■ Work to complete ■
Take the lines from the beginning of the material through the line containing "color=c, line=dict(color=c, width=1.5))))" and retype them exactly, leaving the pictures out.

★ ★ ★ ★ ★

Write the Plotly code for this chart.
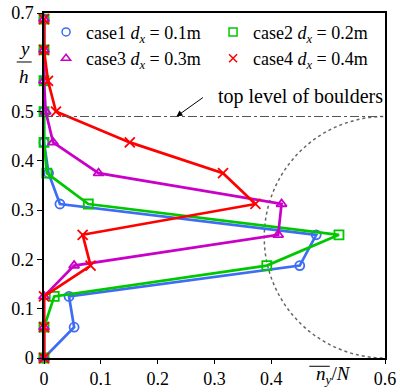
import plotly.graph_objects as go

# y levels (y/h)
y_levels = [0, 0.0625, 0.125, 0.1875, 0.25, 0.3125, 0.375, 0.4375, 0.5, 0.5625, 0.625, 0.6875]

case1 = [0, 0.053, 0.044, 0.450, 0.479, 0.028, 0.008, 0, 0, 0, 0, 0]
case2 = [0, 0, 0.018, 0.392, 0.519, 0.078, 0.005, 0, 0, 0, 0, 0]
case3 = [0, 0, 0, 0.053, 0.412, 0.418, 0.096, 0.016, 0.003, 0, 0, 0]
case4 = [0, 0, 0, 0.082, 0.068, 0.372, 0.315, 0.151, 0.021, 0.007, 0, 0]

names = ["case1 <i>d</i><sub><i>x</i></sub> = 0.1m",
         "case2 <i>d</i><sub><i>x</i></sub> = 0.2m",
         "case3 <i>d</i><sub><i>x</i></sub> = 0.3m",
         "case4 <i>d</i><sub><i>x</i></sub> = 0.4m"]
colors = ["#3d6cf5", "#00c800", "#c800c8", "#ff0000"]
symbols = ["circle-open", "square-open", "triangle-up-open", "x-thin-open"]
series = [case1, case2, case3, case4]

x_ticks = [0, 0.1, 0.2, 0.3, 0.4, 0.6]
x_ticktext = ["0", "0.1", "0.2", "0.3", "0.4", "0.6"]
y_ticks = [0, 0.1, 0.2, 0.3, 0.4, 0.5, 0.7]
y_ticktext = ["0", "0.1", "0.2", "0.3", "0.4", "0.5", "0.7"]

boulder_top = 0.49

FONT = "Liberation Serif"

fig = go.Figure()
for vals, c, s in zip(series, colors, symbols):
    fig.add_trace(go.Scatter(
        x=vals, y=y_levels, mode="lines+markers", showlegend=False,
        line=dict(color=c, width=2.7),
        marker=dict(symbol=s, size=9 if "x" not in s else 10,
                    color=c, line=dict(color=c, width=1.8)),
        cliponaxis=False))
for n, c, s in zip(names, colors, symbols):
    fig.add_trace(go.Scatter(
        x=[None], y=[None], mode="markers", name=n,
        marker=dict(symbol=s, size=8, color=c, line=dict(color=c, width=1.5))))

# top level of boulders line
fig.add_shape(type="line", xref="x", yref="y", x0=0, x1=0.6, y0=boulder_top, y1=boulder_top,
              line=dict(color="#555555", width=1, dash="dashdot"))
# boulder circle (dotted)
rx = (boulder_top / 2) * (345 / 0.7) / (341 / 0.6)
fig.add_shape(type="circle", xref="x", yref="y", x0=0.6 - rx, x1=0.6 + rx, y0=0, y1=boulder_top,
              line=dict(color="#666666", width=1.5, dash="dot"), layer="below")

# arrow annotation
fig.add_annotation(x=0.233, y=boulder_top, xref="x", yref="y", ax=28, ay=-20,
                   text="", showarrow=True, arrowhead=2, arrowsize=1.2, arrowwidth=1,
                   arrowcolor="black")
fig.add_annotation(x=0.6, y=0.53, xref="x", yref="y", xanchor="right", yanchor="middle",
                   text="top level of boulders", showarrow=False,
                   font=dict(family=FONT, size=20, color="black"))

# y/h label
fig.add_annotation(x=-0.058, y=0.898, xref="paper", yref="paper", text="<i>y</i>",
                   xanchor="center", yanchor="middle",
                   showarrow=False, font=dict(family=FONT, size=19, color="black"))
fig.add_annotation(x=-0.058, y=0.815, xref="paper", yref="paper", text="<i>h</i>",
                   xanchor="center", yanchor="middle",
                   showarrow=False, font=dict(family=FONT, size=19, color="black"))
fig.add_shape(type="line", xref="paper", yref="paper", x0=-0.080, x1=-0.036, y0=0.858, y1=0.858,
              line=dict(color="black", width=1))

# x title
fig.add_annotation(x=0.85, y=-0.050, xref="paper", yref="paper",
                   xanchor="center", yanchor="middle",
                   text="<i>n</i><sub><i>y</i></sub>/<i>N</i>", showarrow=False,
                   font=dict(family=FONT, size=19, color="black"))
fig.add_shape(type="line", xref="paper", yref="paper", x0=0.778, x1=0.838, y0=-0.024, y1=-0.024,
              line=dict(color="black", width=1))

fig.update_layout(
    width=400, height=392,
    margin=dict(l=44, r=15, t=13, b=34, autoexpand=False),
    paper_bgcolor="white", plot_bgcolor="white",
    font=dict(family=FONT, size=17, color="black"),
    showlegend=True,
    legend=dict(orientation="h", x=0.006, y=0.998, xanchor="left", yanchor="top",
                bgcolor="rgba(0,0,0,0)", entrywidth=122, itemwidth=30,
                font=dict(family=FONT, size=18, color="black"), tracegroupgap=0),
)
fig.update_xaxes(range=[0, 0.6], tickvals=x_ticks, ticktext=x_ticktext,
                 showgrid=False, zeroline=False, showline=True, mirror=True,
                 linecolor="black", linewidth=1.5, ticks="outside", ticklen=4,
                 tickcolor="black", tickfont=dict(family=FONT, size=18, color="black"))
fig.update_yaxes(range=[0, 0.7], tickvals=y_ticks, ticktext=y_ticktext,
                 showgrid=False, zeroline=False, showline=True, mirror=True,
                 linecolor="black", linewidth=1.5, ticks="outside", ticklen=5,
                 tickcolor="black", tickfont=dict(family=FONT, size=18, color="black"))

post = ("document.body.style.margin='0';document.body.style.padding='0';"
        "document.body.style.overflow='hidden';"
        "var gd=document.getElementById('{plot_id}');"
        "Plotly.relayout(gd,{width:400,height:392});")

fig.write_html("out.html", post_script=post, config={"displayModeBar": False})
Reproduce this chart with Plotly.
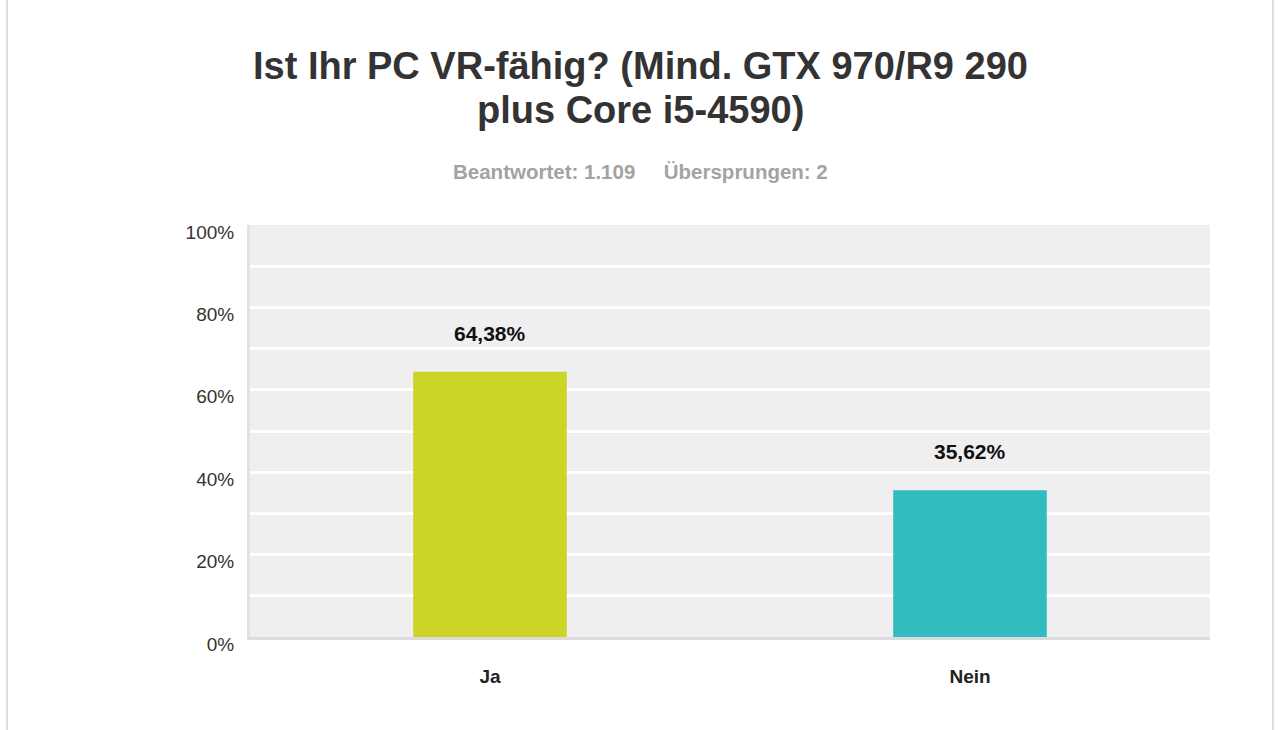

★ ★ ★ ★ ★

■ Exercise response ■
Write the Plotly code for this chart.
import plotly.graph_objects as go

# y levels (y/h)
y_levels = [0, 0.0625, 0.125, 0.1875, 0.25, 0.3125, 0.375, 0.4375, 0.5, 0.5625, 0.625, 0.6875]

case1 = [0, 0.053, 0.044, 0.450, 0.479, 0.028, 0.008, 0, 0, 0, 0, 0]
case2 = [0, 0, 0.018, 0.392, 0.519, 0.078, 0.005, 0, 0, 0, 0, 0]
case3 = [0, 0, 0, 0.053, 0.412, 0.418, 0.096, 0.016, 0.003, 0, 0, 0]
case4 = [0, 0, 0, 0.082, 0.068, 0.372, 0.315, 0.151, 0.021, 0.007, 0, 0]

names = ["case1 <i>d</i><sub><i>x</i></sub> = 0.1m",
         "case2 <i>d</i><sub><i>x</i></sub> = 0.2m",
         "case3 <i>d</i><sub><i>x</i></sub> = 0.3m",
         "case4 <i>d</i><sub><i>x</i></sub> = 0.4m"]
colors = ["#3d6cf5", "#00c800", "#c800c8", "#ff0000"]
symbols = ["circle-open", "square-open", "triangle-up-open", "x-thin-open"]
series = [case1, case2, case3, case4]

x_ticks = [0, 0.1, 0.2, 0.3, 0.4, 0.6]
x_ticktext = ["0", "0.1", "0.2", "0.3", "0.4", "0.6"]
y_ticks = [0, 0.1, 0.2, 0.3, 0.4, 0.5, 0.7]
y_ticktext = ["0", "0.1", "0.2", "0.3", "0.4", "0.5", "0.7"]

boulder_top = 0.49

FONT = "Liberation Serif"

fig = go.Figure()
for vals, c, s in zip(series, colors, symbols):
    fig.add_trace(go.Scatter(
        x=vals, y=y_levels, mode="lines+markers", showlegend=False,
        line=dict(color=c, width=2.7),
        marker=dict(symbol=s, size=9 if "x" not in s else 10,
                    color=c, line=dict(color=c, width=1.8)),
        cliponaxis=False))
for n, c, s in zip(names, colors, symbols):
    fig.add_trace(go.Scatter(
        x=[None], y=[None], mode="markers", name=n,
        marker=dict(symbol=s, size=8, color=c, line=dict(color=c, width=1.5))))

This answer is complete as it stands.